Below are some records. Copy every line in them that holds "page".

Start of RECORDED INFORMATION

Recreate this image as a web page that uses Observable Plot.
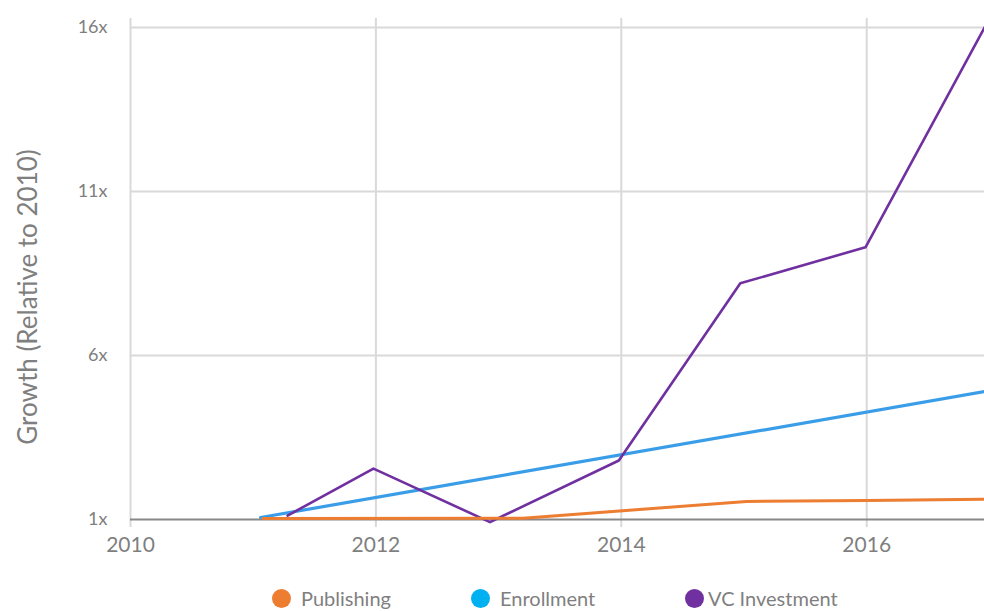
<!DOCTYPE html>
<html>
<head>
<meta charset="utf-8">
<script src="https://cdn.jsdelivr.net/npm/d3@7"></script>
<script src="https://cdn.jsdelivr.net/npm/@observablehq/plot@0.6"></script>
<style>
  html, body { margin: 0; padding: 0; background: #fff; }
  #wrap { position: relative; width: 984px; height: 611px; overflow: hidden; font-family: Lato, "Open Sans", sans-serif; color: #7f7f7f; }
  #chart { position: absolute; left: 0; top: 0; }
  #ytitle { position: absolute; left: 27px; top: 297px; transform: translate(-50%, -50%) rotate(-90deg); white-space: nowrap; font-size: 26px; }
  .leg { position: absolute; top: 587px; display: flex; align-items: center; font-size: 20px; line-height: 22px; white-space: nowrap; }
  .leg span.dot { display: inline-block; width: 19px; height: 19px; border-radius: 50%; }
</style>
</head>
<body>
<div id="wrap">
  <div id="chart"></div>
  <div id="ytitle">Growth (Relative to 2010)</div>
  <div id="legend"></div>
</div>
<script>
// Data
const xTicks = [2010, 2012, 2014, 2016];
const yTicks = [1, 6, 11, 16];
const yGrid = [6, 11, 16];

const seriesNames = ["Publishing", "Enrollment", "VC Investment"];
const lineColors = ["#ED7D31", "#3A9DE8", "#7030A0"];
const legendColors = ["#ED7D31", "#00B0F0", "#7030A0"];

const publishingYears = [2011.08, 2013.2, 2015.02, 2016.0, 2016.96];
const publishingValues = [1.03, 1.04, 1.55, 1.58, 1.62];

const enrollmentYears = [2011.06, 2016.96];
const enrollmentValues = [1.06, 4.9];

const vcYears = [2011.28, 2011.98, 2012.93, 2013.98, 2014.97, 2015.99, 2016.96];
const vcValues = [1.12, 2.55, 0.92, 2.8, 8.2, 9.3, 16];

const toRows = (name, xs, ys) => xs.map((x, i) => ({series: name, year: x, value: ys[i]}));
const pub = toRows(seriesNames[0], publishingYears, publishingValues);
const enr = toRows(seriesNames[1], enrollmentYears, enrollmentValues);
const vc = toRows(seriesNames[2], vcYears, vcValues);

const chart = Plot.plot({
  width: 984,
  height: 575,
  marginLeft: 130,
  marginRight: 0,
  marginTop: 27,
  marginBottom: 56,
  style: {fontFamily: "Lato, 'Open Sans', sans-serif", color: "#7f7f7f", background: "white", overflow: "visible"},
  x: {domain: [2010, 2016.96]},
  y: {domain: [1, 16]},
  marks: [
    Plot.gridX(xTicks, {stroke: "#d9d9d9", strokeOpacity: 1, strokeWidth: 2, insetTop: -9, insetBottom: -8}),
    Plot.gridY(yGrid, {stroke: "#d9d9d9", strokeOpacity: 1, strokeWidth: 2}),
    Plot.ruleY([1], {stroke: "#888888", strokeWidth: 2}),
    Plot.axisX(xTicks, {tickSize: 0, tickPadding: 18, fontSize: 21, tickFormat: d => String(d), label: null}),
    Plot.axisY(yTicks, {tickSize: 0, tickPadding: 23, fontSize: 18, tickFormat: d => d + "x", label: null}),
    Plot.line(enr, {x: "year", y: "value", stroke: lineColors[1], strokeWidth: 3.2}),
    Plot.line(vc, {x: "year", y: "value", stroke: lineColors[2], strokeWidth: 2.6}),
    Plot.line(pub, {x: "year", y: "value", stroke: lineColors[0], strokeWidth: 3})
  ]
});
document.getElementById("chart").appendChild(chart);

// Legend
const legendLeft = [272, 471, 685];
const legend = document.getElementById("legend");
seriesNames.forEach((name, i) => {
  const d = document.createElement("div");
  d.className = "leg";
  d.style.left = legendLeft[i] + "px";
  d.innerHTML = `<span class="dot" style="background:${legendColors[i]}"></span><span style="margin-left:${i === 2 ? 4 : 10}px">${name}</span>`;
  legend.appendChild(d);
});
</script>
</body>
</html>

End of RECORDED INFORMATION
Start of RECORDED INFORMATION

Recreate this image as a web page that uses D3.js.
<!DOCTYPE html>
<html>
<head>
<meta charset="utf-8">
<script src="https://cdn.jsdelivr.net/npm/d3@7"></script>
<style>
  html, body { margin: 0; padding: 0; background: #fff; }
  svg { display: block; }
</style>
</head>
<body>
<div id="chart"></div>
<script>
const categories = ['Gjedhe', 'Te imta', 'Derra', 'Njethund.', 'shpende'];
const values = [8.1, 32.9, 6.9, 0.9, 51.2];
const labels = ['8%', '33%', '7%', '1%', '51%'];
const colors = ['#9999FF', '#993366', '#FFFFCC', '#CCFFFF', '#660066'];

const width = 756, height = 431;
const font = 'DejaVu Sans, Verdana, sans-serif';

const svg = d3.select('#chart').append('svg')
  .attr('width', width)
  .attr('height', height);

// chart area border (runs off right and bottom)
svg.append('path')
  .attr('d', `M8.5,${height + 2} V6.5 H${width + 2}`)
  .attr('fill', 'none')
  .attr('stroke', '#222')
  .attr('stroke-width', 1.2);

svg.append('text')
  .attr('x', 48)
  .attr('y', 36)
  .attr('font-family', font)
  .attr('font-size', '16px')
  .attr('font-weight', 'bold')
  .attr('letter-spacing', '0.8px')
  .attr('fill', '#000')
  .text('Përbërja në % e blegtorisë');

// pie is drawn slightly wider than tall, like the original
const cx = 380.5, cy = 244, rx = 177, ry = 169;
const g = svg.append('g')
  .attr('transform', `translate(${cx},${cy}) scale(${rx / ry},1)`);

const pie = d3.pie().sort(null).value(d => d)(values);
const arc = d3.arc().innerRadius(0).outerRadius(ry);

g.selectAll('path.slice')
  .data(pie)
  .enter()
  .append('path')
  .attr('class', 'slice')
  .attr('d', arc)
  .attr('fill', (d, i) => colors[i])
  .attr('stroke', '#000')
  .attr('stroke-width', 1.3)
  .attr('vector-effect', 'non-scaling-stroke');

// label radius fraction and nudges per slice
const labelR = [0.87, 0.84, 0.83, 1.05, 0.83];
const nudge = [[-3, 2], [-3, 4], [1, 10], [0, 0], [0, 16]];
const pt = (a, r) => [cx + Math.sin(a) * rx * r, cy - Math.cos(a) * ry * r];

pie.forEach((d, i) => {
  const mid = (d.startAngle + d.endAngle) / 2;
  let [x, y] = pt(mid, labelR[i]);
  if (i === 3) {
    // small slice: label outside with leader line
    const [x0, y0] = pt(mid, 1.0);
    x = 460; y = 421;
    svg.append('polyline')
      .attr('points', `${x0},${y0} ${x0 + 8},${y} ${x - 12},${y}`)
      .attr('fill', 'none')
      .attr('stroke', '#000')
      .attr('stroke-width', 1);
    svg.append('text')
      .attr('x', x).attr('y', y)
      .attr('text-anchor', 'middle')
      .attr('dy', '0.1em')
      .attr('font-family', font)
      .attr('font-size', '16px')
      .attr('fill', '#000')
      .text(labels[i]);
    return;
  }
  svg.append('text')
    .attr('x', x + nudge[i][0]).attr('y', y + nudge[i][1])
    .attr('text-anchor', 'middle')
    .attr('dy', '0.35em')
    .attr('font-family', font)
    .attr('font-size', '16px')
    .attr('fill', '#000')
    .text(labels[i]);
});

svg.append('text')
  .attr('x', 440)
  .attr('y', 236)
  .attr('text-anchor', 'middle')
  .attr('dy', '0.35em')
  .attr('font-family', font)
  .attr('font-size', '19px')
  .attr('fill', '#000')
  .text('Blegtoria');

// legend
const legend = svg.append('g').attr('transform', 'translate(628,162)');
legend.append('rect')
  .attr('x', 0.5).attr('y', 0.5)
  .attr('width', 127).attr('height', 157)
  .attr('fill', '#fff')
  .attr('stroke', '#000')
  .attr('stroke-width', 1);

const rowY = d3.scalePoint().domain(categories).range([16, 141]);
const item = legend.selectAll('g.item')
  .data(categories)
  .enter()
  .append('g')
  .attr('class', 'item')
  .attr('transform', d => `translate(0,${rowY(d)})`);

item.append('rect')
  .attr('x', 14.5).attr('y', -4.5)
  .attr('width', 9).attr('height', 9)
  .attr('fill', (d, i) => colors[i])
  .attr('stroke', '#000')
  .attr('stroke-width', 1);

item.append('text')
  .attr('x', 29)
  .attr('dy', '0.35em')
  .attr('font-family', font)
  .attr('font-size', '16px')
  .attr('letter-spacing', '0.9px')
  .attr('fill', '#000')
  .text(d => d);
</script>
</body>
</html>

End of RECORDED INFORMATION
Start of RECORDED INFORMATION

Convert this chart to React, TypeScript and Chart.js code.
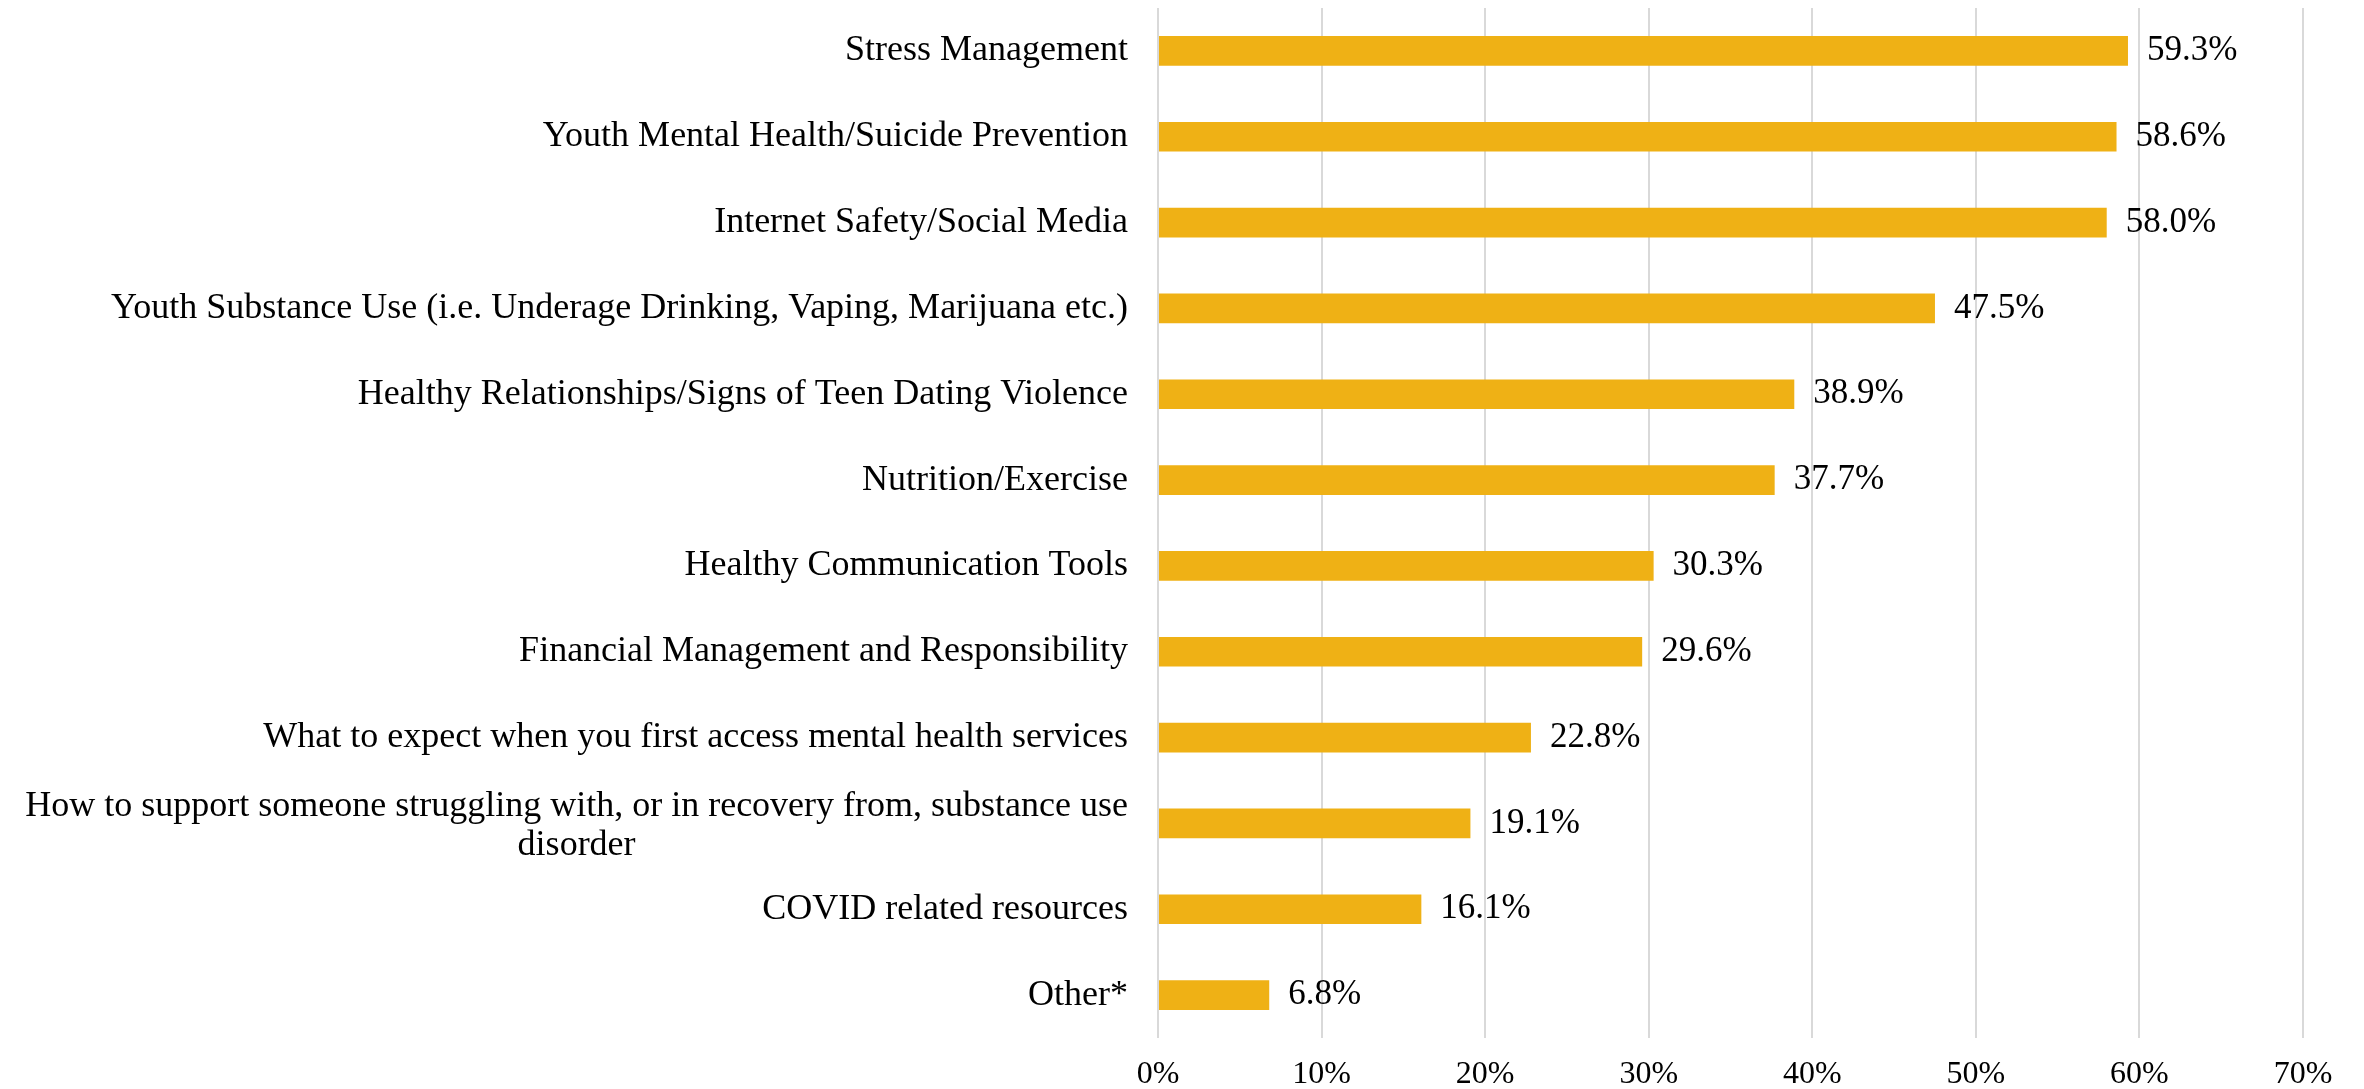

End of RECORDED INFORMATION

■ **SOLUTION TO THE PROBLEM**:
Recreate this image as a web page that uses Observable Plot.
Recreate this image as a web page that uses D3.js.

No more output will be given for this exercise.